1. If you are a DEECD teacher you can access Elluminate and book a room free of charge at the Virtual Learning Centre

2. Join the Educators Guide to Innovation Ning.  This is a great place to find and advertise upcoming Elluminate sessions.

3. Listen to some recordings.  On the Educators Guide to Innovation you can look up past events and listen to their recordings.  This will give you an opportunity to watch how different people set up their presentations and involve the participants.

4. Do the training.  Quite often training comes up in the Educators Guide to Innovation Ning and you can join a live chat.  But if this doesn’t suit your timeline you are best to head directly to the Elluminate Support website where you can look through some recorded training.

5.  Book a room for some sandpit time. You can book a room that is private so you can have a play around.  Doing this with two computers is a great idea. Log into one as the moderator and the other as a participant. You can then see what you as the moderator can do and what the participants can see.  You can even record yourself to check your pace or hear how clear you are.

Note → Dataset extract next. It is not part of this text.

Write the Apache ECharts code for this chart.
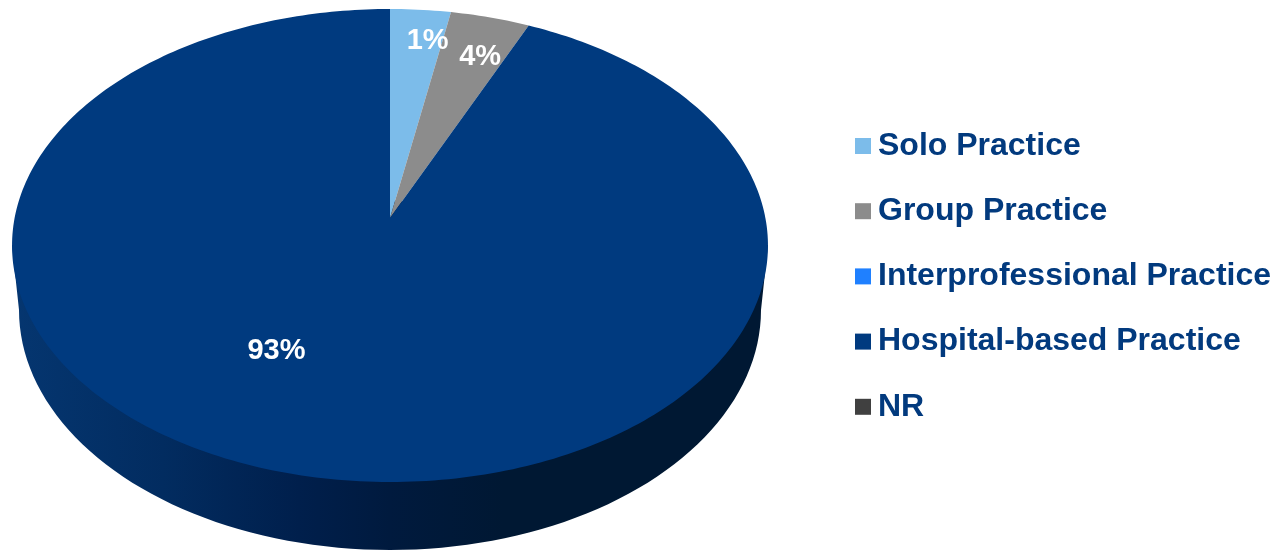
<!DOCTYPE html>
<html><head><meta charset="utf-8">
<style>html,body{margin:0;padding:0;background:#fff}#c{width:1276px;height:551px}</style>
<script src="https://cdn.jsdelivr.net/npm/echarts@6/dist/echarts.min.js"></script>
</head><body><div id="c"></div>
<script>
// Data (slice sizes follow the drawn angles; labels are the printed ones)
const categories = ['Solo Practice','Group Practice','Interprofessional Practice','Hospital-based Practice','NR'];
const sliceValues = [2.9, 3.8, 0, 93.3, 0];
const sliceLabels = ['1%', '4%', '', '93%', ''];
const sliceColors = ['#7CBCEA','#8C8C8C','#1F80FF','#003A7F','#404040'];

// Perspective disc projection (styling / layout of the 3D pie)
const P = {cx:390, cy:218, R:375.4, a:-207.95, c:0.1163};
function project(deg, r){
  const t = deg*Math.PI/180, u = r*Math.sin(t), s = r*Math.cos(t), d = 1+P.c*s;
  return [P.cx + P.R*u/d, (P.a*s + P.cy)/d];
}
// [radius fraction, angle nudge] of each printed label relative to its slice middle
const labelPlace = [[0.84,2.3],[0.795,1.9],[0,0],[0.605,15.9],[0,0]];
const total = sliceValues.reduce((a,b)=>a+b,0);
function startAngle(i){ let v=0; for(let k=0;k<i;k++) v+=sliceValues[k]; return v/total*360; }

function sliceRender(i){
  return function(params, api){
    const v = api.value(0);
    if(!v) return null;
    const a0 = startAngle(i), a1 = a0 + v/total*360;
    const pts = [project(0,0)];
    const n = Math.max(2, Math.ceil(a1-a0));
    for(let k=0;k<=n;k++) pts.push(project(a0+(a1-a0)*k/n,1));
    const mid = (a0+a1)/2, lp = labelPlace[i];
    const at = project(mid+lp[1], lp[0]);
    return {type:'group', children:[
      {type:'polygon', z2:1, shape:{points:pts}, style:{fill:sliceColors[i]}},
      {type:'text', z2:100, x:at[0], y:at[1], style:{text:sliceLabels[i], fill:'#fff',
        font:'bold 29px "Liberation Sans", Arial, sans-serif', align:'center', verticalAlign:'middle'}}
    ]};
  };
}
function wallRender(){
  const pts = [[768,245]];
  for(let d=0;d<=180;d+=2){
    const t=d*Math.PI/180;
    pts.push([390+371*Math.cos(t), 310+240*Math.sin(t)]);
  }
  pts.push([12,245]);
  // upper part hidden under the top face
  pts.push([390,200]);
  return {type:'polygon', shape:{points:pts}, style:{
    fill:new echarts.graphic.LinearGradient(0,0,1,0,[
      {offset:0,color:'#053670'},{offset:0.2,color:'#022C60'},{offset:0.38,color:'#001F4C'},
      {offset:0.5,color:'#001A3E'},{offset:0.65,color:'#001833'},{offset:1,color:'#001833'}])}};
}

const series = [{name:'side', type:'custom', coordinateSystem:'none', z:1, silent:true,
  data:[[total]], renderItem:wallRender}];
categories.forEach((name,i)=>series.push({
  name, type:'custom', coordinateSystem:'none', z:2, itemStyle:{color:sliceColors[i]},
  data:[[sliceValues[i]]], renderItem:sliceRender(i)
}));

const chart = echarts.init(document.getElementById('c'), null, {renderer:'canvas'});
chart.setOption({
  animation:false,
  backgroundColor:'#fff',
  tooltip:{show:false},
  legend:{
    data:categories, orient:'vertical', left:855, top:124, padding:0,
    itemWidth:16, itemHeight:16, itemGap:21.2, icon:'rect', selectedMode:false,
    textStyle:{color:'#023A7E', fontFamily:'"Liberation Sans", Arial, sans-serif', fontWeight:'bold',
      fontSize:32, lineHeight:38, padding:[6,0,0,2]}
  },
  series
});
</script></body></html>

6.  Be prepared.  The great thing about doing an Elluminate session is no one can can see your notes.  Write notes to remind you of when you have to turn on the recording or what you want to talk about in each slide.  Don’t forget to plan for time for someone else to do some of the talking – this will give you a break.

7. As much as it may make you cringe – listen to your recording after your first session.  This will give you great feedback on how you went and allow you to improve next time.

Elluminate is definitely a wonderful resource and one we can use to collaborate with schools across the world.

Have you used Ellumiate before?

Do you have any tips for moderating or participating in a session?